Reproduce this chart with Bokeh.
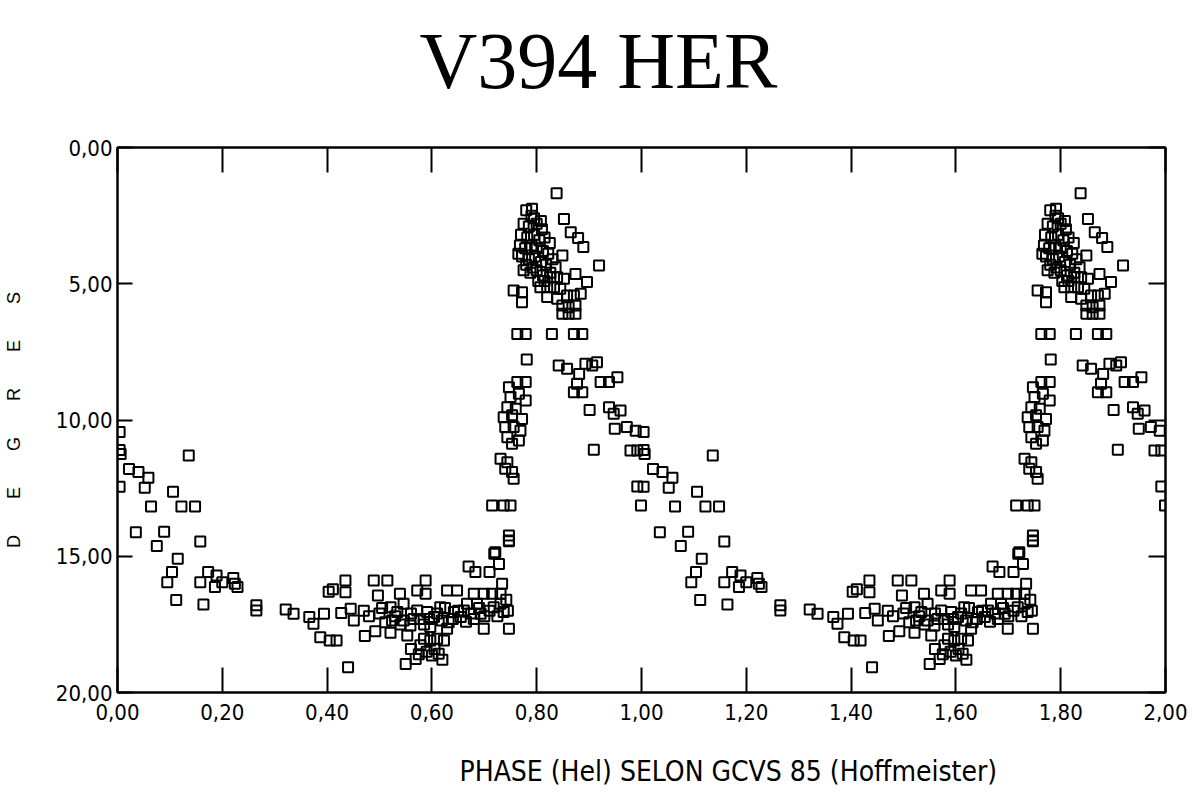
from bokeh.plotting import figure
from bokeh.models import Range1d, LinearAxis, FixedTicker, CustomJSTickFormatter, Title, ColumnDataSource
from bokeh.embed import file_html
from bokeh.resources import INLINE

title_text = "V394 HER"
x_label = "PHASE (Hel) SELON GCVS 85 (Hoffmeister)"
y_label = "D\u2003\u2003E\u2003\u2003G\u2003\u2003R\u2003\u2003E\u2003\u2003S"
x_ticks = [0.0, 0.2, 0.4, 0.6, 0.8, 1.0, 1.2, 1.4, 1.6, 1.8, 2.0]
y_ticks = [0, 5, 10, 15, 20]

# phase-folded observations (phase in [0,1)), shown twice (phase and phase + 1)
phase_edge = [0.004, 0.004, 0.006, 0.004, 0.972, 0.989, 0.979, 0.992, 0.992, 0.999]
deg_edge = [10.44, 11.10, 11.25, 12.45, 10.26, 10.39, 11.12, 11.12, 12.44, 13.14]

phase_desc = [0.022, 0.040, 0.059, 0.052, 0.064, 0.136, 0.106, 0.122, 0.148, 0.035,
              0.089, 0.075, 0.158, 0.115, 0.104, 0.095, 0.112, 0.158, 0.173, 0.164,
              0.186, 0.189, 0.200, 0.221, 0.224, 0.229, 0.265, 0.265, 0.321, 0.336,
              0.366, 0.374, 0.394, 0.387, 0.403, 0.405, 0.418]
deg_desc = [11.80, 11.91, 12.12, 12.49, 13.17, 11.30, 12.63, 13.17, 13.17, 14.12,
            14.10, 14.62, 14.46, 15.09, 15.58, 15.95, 16.61, 15.95, 15.58, 16.77,
            16.13, 15.71, 15.95, 15.80, 16.01, 16.13, 16.80, 16.99, 16.95, 17.11,
            17.23, 17.48, 17.11, 17.97, 16.30, 18.09, 18.09]

phase_min = [0.411, 0.435, 0.435, 0.427, 0.445, 0.451, 0.440, 0.472, 0.492, 0.521,
             0.489, 0.515, 0.497, 0.539, 0.572, 0.588, 0.588, 0.629, 0.648, 0.670,
             0.683, 0.710, 0.728, 0.719, 0.747, 0.734, 0.553, 0.550, 0.569, 0.578,
             0.585, 0.600, 0.613, 0.597, 0.610, 0.623, 0.680, 0.699, 0.715, 0.731,
             0.699, 0.747, 0.616, 0.642, 0.661, 0.521, 0.534, 0.546, 0.511, 0.524,
             0.546, 0.559, 0.591, 0.604, 0.619, 0.632, 0.597, 0.629, 0.578, 0.572,
             0.680, 0.693, 0.718, 0.731, 0.737, 0.667, 0.686, 0.655, 0.470, 0.480,
             0.500, 0.505, 0.530, 0.540, 0.560, 0.565, 0.585, 0.595, 0.610, 0.625,
             0.640, 0.650, 0.665, 0.675, 0.690, 0.700, 0.710, 0.725, 0.742, 0.745,
             0.605, 0.590, 0.620, 0.560, 0.575]
deg_min = [16.21, 15.89, 16.32, 17.08, 16.93, 17.36, 19.07, 17.93, 17.75, 17.81,
           15.89, 15.89, 16.44, 16.38, 16.26, 15.89, 16.38, 16.26, 16.26, 15.38,
           15.58, 15.58, 15.28, 14.91, 14.45, 16.01, 17.91, 18.95, 18.77, 18.27,
           18.03, 18.64, 18.58, 18.09, 18.03, 18.09, 16.38, 16.38, 16.38, 16.38,
           17.66, 17.66, 16.87, 17.05, 16.99, 16.87, 17.05, 16.74, 17.42, 17.36,
           17.36, 17.54, 17.05, 17.23, 17.36, 17.42, 17.60, 17.66, 17.30, 16.99,
           17.30, 17.11, 16.87, 16.74, 17.05, 16.74, 16.74, 17.23, 17.00, 17.20,
           17.10, 16.90, 17.20, 17.50, 17.10, 17.30, 17.50, 17.30, 17.10, 16.90,
           17.30, 17.00, 17.40, 17.10, 16.90, 17.20, 17.00, 17.20, 16.60, 17.00,
           18.40, 18.50, 18.80, 18.40, 18.60]

phase_rise = [0.747, 0.763, 0.779, 0.750, 0.766, 0.779, 0.744, 0.760, 0.737, 0.753,
              0.772, 0.740, 0.756, 0.769, 0.744, 0.753, 0.766, 0.781, 0.731, 0.744,
              0.740, 0.753, 0.756, 0.715, 0.737, 0.750, 0.747, 0.747, 0.721]
deg_rise = [8.80, 8.61, 8.61, 9.16, 9.04, 9.28, 9.53, 9.59, 9.90, 9.83,
            9.96, 10.26, 10.26, 10.39, 10.63, 10.87, 10.75, 7.78, 11.42, 11.55,
            11.79, 11.91, 12.16, 13.14, 13.14, 13.14, 14.24, 14.42, 14.85]

phase_peak = [0.763, 0.779, 0.829, 0.871, 0.887, 0.838, 0.791, 0.852, 0.865, 0.879,
              0.889, 0.919, 0.849, 0.874, 0.896, 0.836, 0.826, 0.839, 0.852, 0.807,
              0.820, 0.833, 0.845, 0.858, 0.871, 0.884, 0.820, 0.839, 0.849, 0.861,
              0.874, 0.849, 0.861, 0.874, 0.756, 0.772, 0.772,
              0.780, 0.790, 0.775, 0.785, 0.800, 0.810, 0.770, 0.782, 0.795, 0.805,
              0.815, 0.825, 0.768, 0.778, 0.790, 0.800, 0.812, 0.822, 0.772, 0.785,
              0.797, 0.808, 0.818, 0.830, 0.775, 0.788, 0.800, 0.812, 0.795, 0.808,
              0.765, 0.780, 0.792, 0.803, 0.815, 0.826]
deg_peak = [6.84, 6.84, 6.84, 6.84, 6.84, 1.68, 2.25, 2.62, 3.11, 3.32,
            3.65, 4.33, 3.96, 4.64, 4.94, 4.39, 4.76, 4.76, 4.82, 5.13,
            5.13, 5.13, 5.18, 5.43, 5.43, 5.37, 5.49, 5.55, 5.80, 5.86,
            5.80, 6.10, 6.10, 6.10, 5.25, 5.31, 5.68,
            2.30, 2.50, 2.80, 2.90, 2.80, 3.00, 3.20, 3.30, 3.20, 3.40,
            3.30, 3.50, 3.60, 3.70, 3.60, 3.70, 3.80, 3.90, 4.00, 4.10,
            4.00, 4.20, 4.30, 4.10, 4.50, 4.60, 4.50, 4.70, 2.60, 2.70,
            3.90, 4.30, 4.40, 4.90, 4.90, 4.60]

phase_fall = [0.842, 0.858, 0.893, 0.906, 0.915, 0.881, 0.877, 0.871, 0.887, 0.922,
              0.938, 0.954, 0.901, 0.938, 0.947, 0.960, 0.949, 0.909]
deg_fall = [8.00, 8.12, 7.94, 8.00, 7.88, 8.31, 8.67, 8.98, 8.98, 8.61,
            8.61, 8.43, 9.63, 9.53, 9.77, 9.65, 10.32, 11.09]

phase = phase_edge + phase_desc + phase_min + phase_rise + phase_peak + phase_fall
degrees = deg_edge + deg_desc + deg_min + deg_rise + deg_peak + deg_fall

src = ColumnDataSource(data=dict(
    x=phase + [ph + 1.0 for ph in phase],
    y=degrees + degrees,
))

p = figure(width=1190, height=797, output_backend="svg", toolbar_location=None,
           x_range=Range1d(0, 2), y_range=Range1d(20, 0),
           x_axis_location=None, y_axis_location=None,
           min_border_left=117, min_border_right=25, min_border_top=147,
           min_border_bottom=105)
p.xgrid.grid_line_color = None
p.ygrid.grid_line_color = None
p.outline_line_color = "black"
p.outline_line_width = 2
p.background_fill_color = "white"
p.border_fill_color = "white"

label_font = "DejaVu Sans Condensed"
fmt = CustomJSTickFormatter(code="return tick.toFixed(2).replace('.', ',');")
blank = CustomJSTickFormatter(code="return '';")


def style(ax, tick_in):
    ax.major_tick_in = tick_in
    ax.major_tick_out = 0
    ax.minor_tick_line_color = None
    ax.axis_line_width = 2
    ax.major_tick_line_width = 2
    ax.axis_line_color = "black"
    ax.major_tick_line_color = "black"
    ax.major_label_text_font = label_font
    ax.major_label_text_font_size = "22px"
    ax.major_label_text_color = "black"


def spacer(ax, gap):
    # invisible one-em label used only to reserve vertical room
    ax.axis_label = "\u2003"
    ax.axis_label_text_font_size = "1px"
    ax.axis_label_standoff = gap


xb = LinearAxis(ticker=FixedTicker(ticks=x_ticks), formatter=fmt)
style(xb, 25)
xb.major_label_standoff = 11
spacer(xb, 22)
p.add_layout(xb, "below")

xt = LinearAxis(ticker=FixedTicker(ticks=x_ticks), formatter=blank)
style(xt, 25)
xt.major_label_standoff = 0
xt.major_label_text_font_size = "1px"
spacer(xt, 39)
p.add_layout(xt, "above")

yl = LinearAxis(ticker=FixedTicker(ticks=y_ticks), formatter=fmt)
style(yl, 15)
yl.major_label_standoff = 5
yl.axis_label = y_label
yl.axis_label_text_font = "Liberation Sans"
yl.axis_label_text_font_size = "18px"
yl.axis_label_text_font_style = "normal"
yl.axis_label_text_color = "black"
yl.axis_label_standoff = 29
p.add_layout(yl, "left")

yr = LinearAxis(ticker=FixedTicker(ticks=y_ticks), formatter=blank)
style(yr, 17)
yr.major_label_standoff = 0
yr.major_label_text_font_size = "1px"
p.add_layout(yr, "right")

p.title.text = title_text
p.title.align = "left"
p.title.offset = 302
p.title.text_font = "Liberation Serif"
p.title.text_font_size = "80px"
p.title.text_font_style = "normal"
p.title.text_color = "black"
p.title.standoff = 0

xlab = Title(text=x_label, align="left", offset=342, text_font=label_font,
             text_font_size="28px", text_font_style="normal", text_color="black",
             standoff=9)
p.add_layout(xlab, "below")

p.scatter("x", "y", source=src, marker="square", size=10, fill_color=None,
          line_color="black", line_width=2)

open("out.html", "w").write(file_html(p, INLINE))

§

Given problem: Print, exactly as written, the lines above from the first one to the one containing "from bokeh.resources import INLINE". Leave out pictures.

Completed exercise:
Reproduce this chart with Bokeh.
from bokeh.plotting import figure
from bokeh.models import Range1d, LinearAxis, FixedTicker, CustomJSTickFormatter, Title, ColumnDataSource
from bokeh.embed import file_html
from bokeh.resources import INLINE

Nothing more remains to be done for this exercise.